The Security Council is due to vote on extending the measure on Monday, a day before the current approval is to expire. To be adopted, a resolution needs nine votes in favor and no vetoes by Russia, China, Britain, France or the United States.
“We are still weighing pros and cons,” Russia’s deputy U.N. Ambassador Dmitry Polyanskiy told Reuters, adding that the implementation of the current Security Council resolution – adopted in July – was “far from our expectations.”
He said that Russia was consulting with Syria and that the final decision would be made by Moscow on Monday.
Diplomats said Security Council members informally agreed last week to the text giving the operation six more months, which was drafted and negotiated by Ireland and Norway before they finished their two-year terms on the council on Dec. 31.
U.N. Secretary-General Antonio Guterres told the Security Council in a report last month that the aid access from Turkey was “a lifeline for millions of people” and the renewal of approval was critical, a “moral and humanitarian imperative.”
Top U.N. officials, including U.N. aid chief Martin Griffiths, on Monday warned that ending the aid operation would be “catastrophic” for those who rely on it: “Most of them are women and children who need assistance just to survive at the peak of winter and amidst a serious cholera outbreak.”
If Russia abstains in Monday’s vote – allowing aid deliveries to continue – the council avoids the contention that has traditionally surrounded the issue. In July the council voted three times before the operation was extended – two days after the authorization had expired.

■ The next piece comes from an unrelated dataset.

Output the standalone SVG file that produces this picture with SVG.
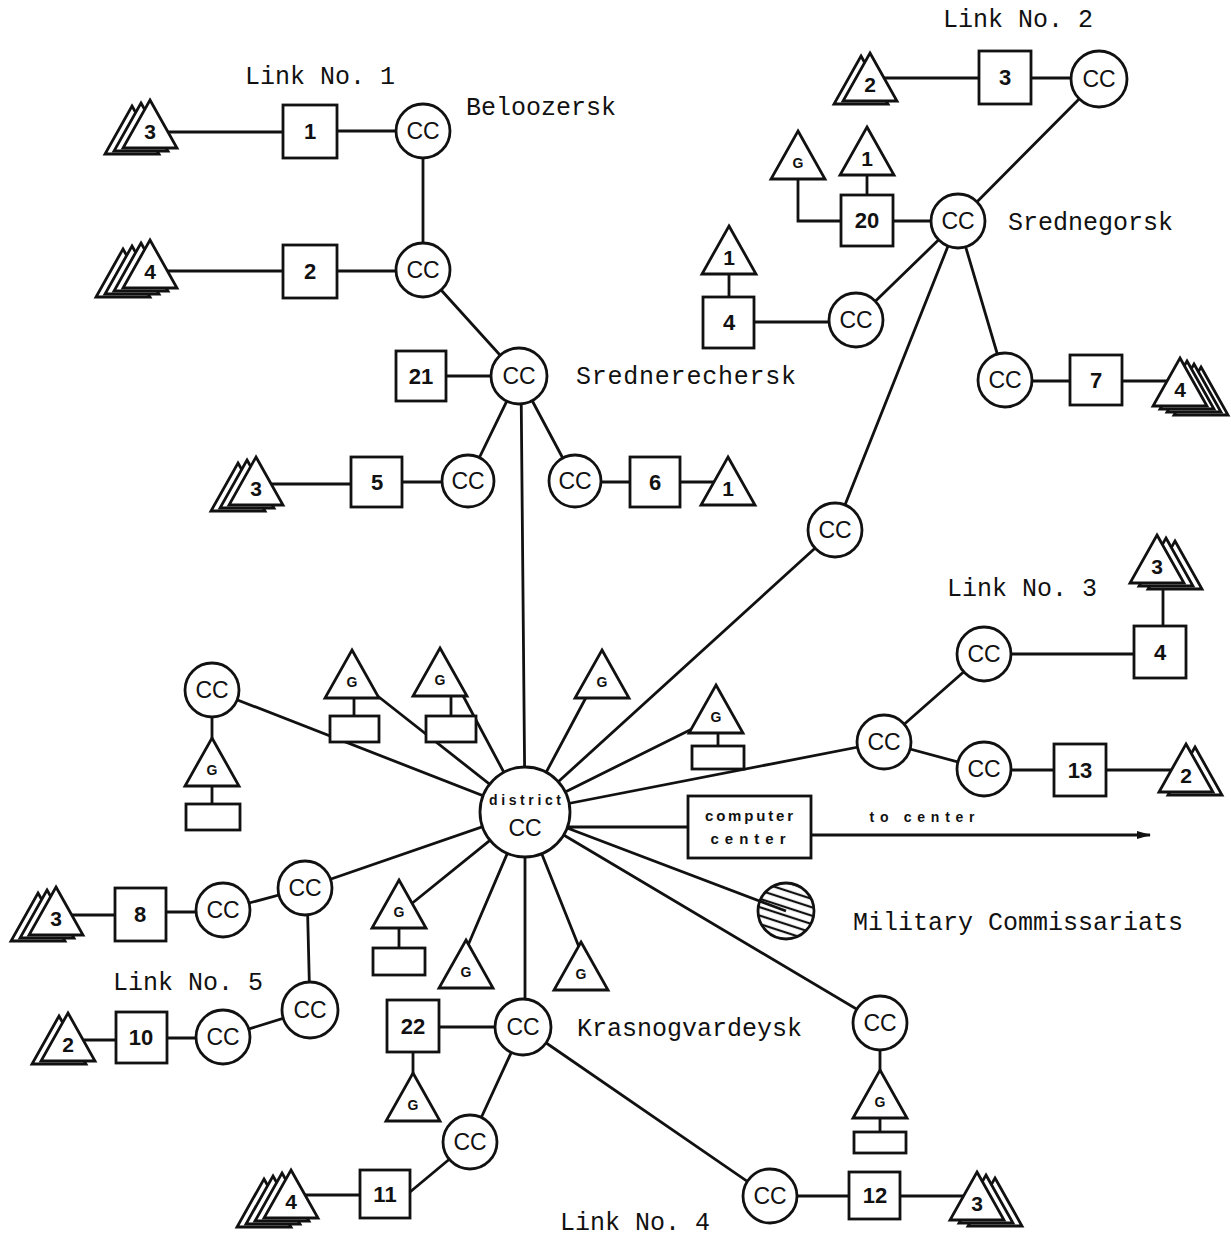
<svg xmlns="http://www.w3.org/2000/svg" width="1231" height="1241" viewBox="0 0 1231 1241">
<defs>
<style>
.s{fill:#fff;stroke:#111;stroke-width:2.8}
.l{fill:none;stroke:#111;stroke-width:2.8}
.n{font-family:"Liberation Sans",Arial,sans-serif;font-weight:bold;font-size:22px;text-anchor:middle;fill:#111}
.t{font-family:"Liberation Sans",Arial,sans-serif;font-weight:bold;font-size:21px;text-anchor:middle;fill:#111}
.c{font-family:"Liberation Sans",Arial,sans-serif;font-size:23px;text-anchor:middle;fill:#111}
.g{font-family:"Liberation Sans",Arial,sans-serif;font-weight:bold;font-size:14px;text-anchor:middle;fill:#111}
.lb{font-family:"Liberation Mono","Courier New",monospace;font-size:25px;fill:#111}
.sm{font-family:"Liberation Sans",Arial,sans-serif;font-weight:bold;font-size:14px;fill:#111;text-anchor:middle}
.cp{font-family:"Liberation Sans",Arial,sans-serif;font-weight:bold;font-size:15px;fill:#111;text-anchor:middle}
</style>
<path id="tri" d="M0,0 L27,48 L-27,48 Z"/>
<marker id="arr" markerWidth="14" markerHeight="10" refX="13" refY="5" orient="auto" markerUnits="userSpaceOnUse"><path d="M0,1 L14,5 L0,9 Z" fill="#111"/></marker>
<pattern id="hatch" width="8" height="8" patternUnits="userSpaceOnUse" patternTransform="rotate(18)"><line x1="0" y1="4" x2="8" y2="4" stroke="#111" stroke-width="2.2"/></pattern>
</defs>
<rect width="1231" height="1241" fill="#fff"/>

<g id="connectors" class="l">
<path d="M150,132 H283 M337,131 H396 M423,131 V270 M150,271 H283 M337,271 H396 M423,270 L519,376"/>
<path d="M421,376 H519 M519,376 L468,481 M519,376 L575,481 M521,376 L525,812 M256,484 H351 M377,482 H468 M575,482 H728"/>
<path d="M870,78 H1099 M1099,79 L958,221 M867,221 H958 M867,140 V221 M798,160 V221 H841 M958,221 L856,320 M729,250 V322 M729,322 H856 M958,221 L1005,380 M1005,381 H1180 M958,221 L835,530 M835,530 L525,812"/>
<path d="M1163,565 V652 M984,654 H1160 M884,742 L984,654 M884,742 L984,769 M984,770 H1186 M525,812 L884,742"/>
<path d="M525,827 H688 M525,812 L786,911 M525,812 L880,1023 M880,1023 V1132"/>
<path d="M212,690 V804 M212,690 L525,812 M354,680 V716 M370,690 L525,812 M451,680 V716 M460,690 L525,812 M590,690 L525,812 M718,715 V746 M700,725 L525,812"/>
<path d="M399,915 V948 M410,905 L525,812 M466,950 L525,812 M581,952 L525,812 M525,812 V1027 M305,888 L525,812"/>
<path d="M413,1027 H523 M413,1052 V1090 M523,1027 L470,1142 M470,1142 L410,1192 M291,1195 H385 M523,1027 L770,1197 M770,1196 H977"/>
<path d="M56,915 H140 M166,912 H223 M223,910 L305,888 M307,888 L310,1010 M310,1010 L223,1037 M68,1040 H141 M167,1038 H223"/>
<path d="M811,835 H1150" marker-end="url(#arr)"/>
</g>

<!-- Link No.1 / Beloozersk -->
<g id="tri-l1-3"><use href="#tri" class="s" x="132" y="106"/><use href="#tri" class="s" x="141" y="103"/><use href="#tri" class="s" x="150" y="100"/><text class="t" x="150" y="139">3</text></g>
<g id="box-1"><rect class="s" x="283" y="105" width="54" height="53"/><text class="n" x="310" y="139">1</text></g>
<g id="cc-bel1"><circle class="s" cx="423" cy="131" r="27"/><text class="c" x="423" y="139">CC</text></g>
<g id="cc-bel2"><circle class="s" cx="423" cy="270" r="27"/><text class="c" x="423" y="278">CC</text></g>
<g id="box-2"><rect class="s" x="283" y="245" width="54" height="53"/><text class="n" x="310" y="279">2</text></g>
<g id="tri-l1-4"><use href="#tri" class="s" x="123" y="249"/><use href="#tri" class="s" x="132" y="246"/><use href="#tri" class="s" x="141" y="243"/><use href="#tri" class="s" x="150" y="240"/><text class="t" x="150" y="279">4</text></g>

<!-- Srednerechersk -->
<g id="cc-sredn"><circle class="s" cx="519" cy="376" r="28"/><text class="c" x="519" y="384">CC</text></g>
<g id="box-21"><rect class="s" x="396" y="351" width="50" height="50"/><text class="n" x="421" y="384">21</text></g>
<g id="cc-sredn-l"><circle class="s" cx="468" cy="481" r="26"/><text class="c" x="468" y="489">CC</text></g>
<g id="cc-sredn-r"><circle class="s" cx="575" cy="481" r="26"/><text class="c" x="575" y="489">CC</text></g>
<g id="box-5"><rect class="s" x="351" y="457" width="51" height="50"/><text class="n" x="377" y="490">5</text></g>
<g id="tri-5-3"><use href="#tri" class="s" x="238" y="463"/><use href="#tri" class="s" x="247" y="460"/><use href="#tri" class="s" x="256" y="457"/><text class="t" x="256" y="496">3</text></g>
<g id="box-6"><rect class="s" x="630" y="457" width="50" height="50"/><text class="n" x="655" y="490">6</text></g>
<g id="tri-6-1"><use href="#tri" class="s" x="728" y="457"/><text class="t" x="728" y="496">1</text></g>

<!-- Link No.2 / Srednegorsk -->
<g id="tri-l2-2"><use href="#tri" class="s" x="861" y="56"/><use href="#tri" class="s" x="870" y="53"/><text class="t" x="870" y="92">2</text></g>
<g id="box-3"><rect class="s" x="979" y="51" width="52" height="53"/><text class="n" x="1005" y="85">3</text></g>
<g id="cc-l2"><circle class="s" cx="1099" cy="79" r="28"/><text class="c" x="1099" y="87">CC</text></g>
<g id="cc-sredneg"><circle class="s" cx="958" cy="221" r="27"/><text class="c" x="958" y="229">CC</text></g>
<g id="box-20"><rect class="s" x="841" y="195" width="52" height="51"/><text class="n" x="867" y="228">20</text></g>
<g id="tri-20-1"><use href="#tri" class="s" x="867" y="127"/><text class="t" x="867" y="166">1</text></g>
<g id="tri-20-g"><use href="#tri" class="s" x="798" y="131"/><text class="g" x="798" y="168">G</text></g>
<g id="cc-sg-l"><circle class="s" cx="856" cy="320" r="27"/><text class="c" x="856" y="328">CC</text></g>
<g id="box-4a"><rect class="s" x="703" y="297" width="51" height="51"/><text class="n" x="729" y="330">4</text></g>
<g id="tri-4a-1"><use href="#tri" class="s" x="729" y="226"/><text class="t" x="729" y="265">1</text></g>
<g id="cc-sg-r"><circle class="s" cx="1005" cy="380" r="27"/><text class="c" x="1005" y="388">CC</text></g>
<g id="box-7"><rect class="s" x="1070" y="355" width="52" height="50"/><text class="n" x="1096" y="388">7</text></g>
<g id="tri-7-4"><use href="#tri" class="s" x="1201" y="367"/><use href="#tri" class="s" x="1194" y="364"/><use href="#tri" class="s" x="1187" y="361"/><use href="#tri" class="s" x="1180" y="358"/><text class="t" x="1180" y="397">4</text></g>
<g id="cc-mid"><circle class="s" cx="835" cy="530" r="27"/><text class="c" x="835" y="538">CC</text></g>

<!-- Link No.3 -->
<g id="tri-l3-3"><use href="#tri" class="s" x="1175" y="541"/><use href="#tri" class="s" x="1166" y="538"/><use href="#tri" class="s" x="1157" y="535"/><text class="t" x="1157" y="574">3</text></g>
<g id="box-4b"><rect class="s" x="1134" y="626" width="52" height="52"/><text class="n" x="1160" y="660">4</text></g>
<g id="cc-l3-u"><circle class="s" cx="984" cy="654" r="27"/><text class="c" x="984" y="662">CC</text></g>
<g id="cc-l3-m"><circle class="s" cx="884" cy="742" r="27"/><text class="c" x="884" y="750">CC</text></g>
<g id="cc-l3-d"><circle class="s" cx="984" cy="769" r="27"/><text class="c" x="984" y="777">CC</text></g>
<g id="box-13"><rect class="s" x="1054" y="744" width="52" height="52"/><text class="n" x="1080" y="778">13</text></g>
<g id="tri-13-2"><use href="#tri" class="s" x="1195" y="747"/><use href="#tri" class="s" x="1186" y="744"/><text class="t" x="1186" y="783">2</text></g>

<!-- District -->
<g id="district-cc"><circle class="s" cx="525" cy="812" r="45"/><text class="sm" x="525" y="805" textLength="72" lengthAdjust="spacing">district</text><text class="c" x="525" y="836">CC</text></g>
<g id="computer-center"><rect class="s" x="688" y="796" width="123" height="62"/><text class="cp" x="749" y="821" textLength="88" lengthAdjust="spacing">computer</text><text class="cp" x="748" y="844" textLength="75" lengthAdjust="spacing">center</text></g>
<text class="sm" x="922" y="822" textLength="105" lengthAdjust="spacing">to center</text>
<g id="military"><circle cx="786" cy="911" r="28" fill="url(#hatch)" stroke="#111" stroke-width="2.8"/><text class="lb" x="853" y="930">Military Commissariats</text></g>
<g id="cc-r-low"><circle class="s" cx="880" cy="1023" r="27"/><text class="c" x="880" y="1031">CC</text></g>
<g id="tri-g-r"><use href="#tri" class="s" x="880" y="1070"/><text class="g" x="880" y="1107">G</text><rect class="s" x="854" y="1132" width="52" height="21"/></g>

<!-- upper G terminals -->
<g id="cc-far-l"><circle class="s" cx="212" cy="690" r="27"/><text class="c" x="212" y="698">CC</text></g>
<g id="tri-g-fl"><use href="#tri" class="s" x="212" y="738"/><text class="g" x="212" y="775">G</text><rect class="s" x="186" y="804" width="54" height="26"/></g>
<g id="tri-g1"><use href="#tri" class="s" x="352" y="650"/><text class="g" x="352" y="687">G</text><rect class="s" x="330" y="716" width="49" height="26"/></g>
<g id="tri-g2"><use href="#tri" class="s" x="440" y="648"/><text class="g" x="440" y="685">G</text><rect class="s" x="426" y="716" width="50" height="26"/></g>
<g id="tri-g3"><use href="#tri" class="s" x="602" y="650"/><text class="g" x="602" y="687">G</text></g>
<g id="tri-g4"><use href="#tri" class="s" x="716" y="685"/><text class="g" x="716" y="722">G</text><rect class="s" x="692" y="746" width="52" height="23"/></g>

<!-- lower G terminals -->
<g id="tri-g5"><use href="#tri" class="s" x="399" y="880"/><text class="g" x="399" y="917">G</text><rect class="s" x="373" y="948" width="52" height="27"/></g>
<g id="tri-g6"><use href="#tri" class="s" x="466" y="940"/><text class="g" x="466" y="977">G</text></g>
<g id="tri-g7"><use href="#tri" class="s" x="581" y="942"/><text class="g" x="581" y="979">G</text></g>

<!-- Krasnogvardeysk / Link No.4 -->
<g id="cc-krasno"><circle class="s" cx="523" cy="1027" r="28"/><text class="c" x="523" y="1035">CC</text></g>
<g id="box-22"><rect class="s" x="387" y="1000" width="52" height="52"/><text class="n" x="413" y="1034">22</text></g>
<g id="tri-g22"><use href="#tri" class="s" x="413" y="1073"/><text class="g" x="413" y="1110">G</text></g>
<g id="cc-k-l"><circle class="s" cx="470" cy="1142" r="27"/><text class="c" x="470" y="1150">CC</text></g>
<g id="box-11"><rect class="s" x="360" y="1170" width="50" height="48"/><text class="n" x="385" y="1202">11</text></g>
<g id="tri-11-4"><use href="#tri" class="s" x="264" y="1179"/><use href="#tri" class="s" x="273" y="1176"/><use href="#tri" class="s" x="282" y="1173"/><use href="#tri" class="s" x="291" y="1170"/><text class="t" x="291" y="1209">4</text></g>
<g id="cc-k-r"><circle class="s" cx="770" cy="1196" r="27"/><text class="c" x="770" y="1204">CC</text></g>
<g id="box-12"><rect class="s" x="849" y="1172" width="51" height="47"/><text class="n" x="875" y="1203">12</text></g>
<g id="tri-12-3"><use href="#tri" class="s" x="995" y="1178"/><use href="#tri" class="s" x="986" y="1175"/><use href="#tri" class="s" x="977" y="1172"/><text class="t" x="977" y="1211">3</text></g>

<!-- Link No.5 -->
<g id="cc-l5-u"><circle class="s" cx="305" cy="888" r="27"/><text class="c" x="305" y="896">CC</text></g>
<g id="cc-l5-8"><circle class="s" cx="223" cy="910" r="27"/><text class="c" x="223" y="918">CC</text></g>
<g id="box-8"><rect class="s" x="115" y="888" width="51" height="53"/><text class="n" x="140" y="922">8</text></g>
<g id="tri-8-3"><use href="#tri" class="s" x="38" y="893"/><use href="#tri" class="s" x="47" y="890"/><use href="#tri" class="s" x="56" y="887"/><text class="t" x="56" y="926">3</text></g>
<g id="cc-l5-d"><circle class="s" cx="310" cy="1010" r="28"/><text class="c" x="310" y="1018">CC</text></g>
<g id="cc-l5-10"><circle class="s" cx="223" cy="1037" r="27"/><text class="c" x="223" y="1045">CC</text></g>
<g id="box-10"><rect class="s" x="116" y="1012" width="51" height="51"/><text class="n" x="141" y="1045">10</text></g>
<g id="tri-10-2"><use href="#tri" class="s" x="59" y="1016"/><use href="#tri" class="s" x="68" y="1013"/><text class="t" x="68" y="1052">2</text></g>

<!-- labels -->
<g id="labels">
<text class="lb" x="245" y="84">Link No. 1</text>
<text class="lb" x="466" y="115">Beloozersk</text>
<text class="lb" x="576" y="384" textLength="220" lengthAdjust="spacing">Srednerechersk</text>
<text class="lb" x="943" y="27">Link No. 2</text>
<text class="lb" x="1008" y="230">Srednegorsk</text>
<text class="lb" x="947" y="596">Link No. 3</text>
<text class="lb" x="577" y="1036">Krasnogvardeysk</text>
<text class="lb" x="113" y="990">Link No. 5</text>
<text class="lb" x="560" y="1230">Link No. 4</text>
</g>
</svg>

The Security Council initially authorized aid deliveries in 2014 into opposition-held areas of Syria from Iraq, Jordan and two points in Turkey. But Russia and China have whittled that down to just one Turkish border point.
Russia, which has backed Syrian President Bashar al-Assad in a civil war that began in 2011, argues that the aid operation violates Syria’s sovereignty. It says more aid should be delivered from inside the country, raising opposition fears that food and other aid would fall under government control.
Guterres said in his report to the council that aid deliveries from within Syria “remain unable to replace the size or scope of the massive United Nations cross-border operation.”